OTTAWA — Canada on Monday refused to back down in its defense of human rights after Saudi Arabia froze new trade and investment and expelled the Canadian ambassador in retaliation for Ottawa’s call to free arrested Saudi civil society activists.
In her first public response to Saudi Arabia’s actions, Foreign Minister Chrystia Freeland said, “Canada will always stand up for human rights in Canada and around the world, and women’s rights are human rights.”
The moves were a stern rebuke to Canada after the country on Friday expressed concern over the arrests of activists in Saudi Arabia, including prominent women’s rights campaigner Samar Badawi, and called for their release.
Riyadh said that amounted to “a blatant interference in the kingdom’s domestic affairs, against basic international norms and all international protocols.”

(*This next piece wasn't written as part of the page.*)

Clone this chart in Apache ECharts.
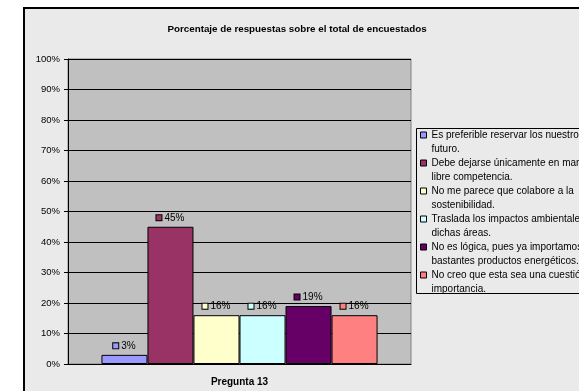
<!DOCTYPE html>
<html>
<head>
<meta charset="utf-8">
<script src="https://cdn.jsdelivr.net/npm/echarts@6/dist/echarts.min.js"></script>
<style>
  html, body { margin: 0; padding: 0; background: #ffffff; }
  #chart { width: 579px; height: 391px; }
</style>
</head>
<body>
<div id="chart"></div>
<script>
// Survey question 13: share of answers per option
const categories = ['Pregunta 13'];
const answers = [
  'Es preferible reservar los nuestros recursos\nfuturo.',
  'Debe dejarse únicamente en manos de la\nlibre competencia.',
  'No me parece que colabore a la\nsostenibilidad.',
  'Traslada los impactos ambientales a\ndichas áreas.',
  'No es lógica, pues ya importamos\nbastantes productos energéticos.',
  'No creo que esta sea una cuestión de\nimportancia.'
];
const percents = [3, 45, 16, 16, 19, 16];
const colors = ['#9999FF', '#993366', '#FFFFCC', '#CCFFFF', '#660066', '#FF8080'];
const yTicks = { min: 0, max: 100, interval: 10 };

const FONT = '"Liberation Sans", Arial, sans-serif';

const series = answers.map((name, i) => ({
  name: name,
  type: 'bar',
  data: [percents[i]],
  itemStyle: { color: colors[i], borderColor: '#000000', borderWidth: 1 },
  barGap: '0%',
  barCategoryGap: '19.5%',
  label: {
    show: true,
    position: 'top',
    distance: 4,
    formatter: p => '{k|}{t|' + p.value + '%}',
    rich: {
      k: { width: 5, height: 5, backgroundColor: colors[i], borderColor: '#000000', borderWidth: 1 },
      t: { fontSize: 10, fontFamily: FONT, color: '#000000', padding: [0, 0, 0, 3] }
    }
  }
}));

const chart = echarts.init(document.getElementById('chart'), null, { renderer: 'canvas' });
chart.setOption({
  backgroundColor: '#ffffff',
  animation: false,
  graphic: [
    {
      type: 'rect', z: -10, silent: true,
      shape: { x: 24, y: 8, width: 600, height: 420 },
      style: { fill: '#eaeaea', stroke: '#000000', lineWidth: 2 }
    },
    {
      type: 'rect', z: -5, silent: true,
      shape: { x: 416.5, y: 128.5, width: 200, height: 165 },
      style: { fill: '#eaeaea', stroke: '#000000', lineWidth: 1 }
    }
  ],
  title: {
    text: 'Porcentaje de respuestas sobre el total de encuestados',
    left: 292, top: 19, textAlign: 'center',
    textStyle: { fontSize: 9.8, fontWeight: 'bold', fontFamily: FONT, color: '#000000' }
  },
  legend: {
    orient: 'vertical',
    left: 420, top: 114,
    padding: 0,
    itemGap: -14,
    itemWidth: 6, itemHeight: 6,
    icon: 'rect',
    itemStyle: { borderColor: '#000000', borderWidth: 1 },
    // a blank first line keeps the key beside the first line of each entry
    formatter: name => '\n' + name,
    textStyle: { fontSize: 10, fontFamily: FONT, color: '#000000', lineHeight: 14 },
    data: answers
  },
  grid: {
    left: 68, right: 168, top: 59, bottom: 27,
    show: true, backgroundColor: '#c0c0c0', borderColor: '#808080', borderWidth: 1
  },
  xAxis: {
    type: 'category',
    data: categories,
    axisLine: { lineStyle: { color: '#000000', width: 1 } },
    axisTick: { show: false },
    axisLabel: { margin: 13, fontSize: 10, fontWeight: 'bold', fontFamily: FONT, color: '#000000' }
  },
  yAxis: {
    type: 'value',
    min: yTicks.min, max: yTicks.max, interval: yTicks.interval,
    axisLine: { show: true, lineStyle: { color: '#000000', width: 1 } },
    axisTick: { show: true, length: 4, lineStyle: { color: '#000000' } },
    axisLabel: { formatter: '{value}%', margin: 8, fontSize: 9.5, fontFamily: FONT, color: '#000000' },
    splitLine: { show: true, lineStyle: { color: '#000000', width: 1 } }
  },
  series: series
});
</script>
</body>
</html>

In recent months Saudi Arabia has lifted a ban on women driving, but it has also arrested activists, including more than a dozen high-profile campaigners for women’s rights.
In the fist comments by Washington since the dispute erupted, a State Department official said the United States had asked Riyadh for details on the detention of activists.
“We continue to encourage the government of Saudi Arabia to respect due process and to publicize information on the status of legal cases,” the official added.
The moves, carried on the official Saudi Press Agency, caught diplomats in Riyadh off guard. Both the Saudi and Canadian ambassadors were away on leave at the time.
The kingdom will suspend educational exchange programs with Canada and move Saudi scholarship recipients to other countries, Saudi-owned Al Arabiya reported on Monday.
“It would be a shame for those students if they are deprived of the opportunity to study here,” Freeland told reporters.
Saudi state airline Saudia said it was suspending flights to and from Toronto, Canada’s largest city.
As heir to the throne, Crown Prince Mohammed is in line to become the first Saudi king from a new generation after a succession of six brothers dating to 1953. He has ambitions to diversify the economy from oil exports and ease some social restrictions. But his reforms include no changes that would liberalize a political system that allows no public dissent.
Amnesty International said the response to Canada showed that it was important Western countries not be intimidated into silence over Riyadh’s treatment of dissenters.
“Instead of pursuing human rights reform, the government of Saudi Arabia has chosen to lash out with punitive measures in the face of criticism,” said Samah Hadid, Amnesty International’s Middle East Director of Campaigns.
“Saudi Arabia is shooting itself in the foot. If you want to open up your country to the world, you don’t start expelling ambassadors and freezing trade with countries such as Canada,” said Joost Hiltermann, regional program director for the International Crisis Group.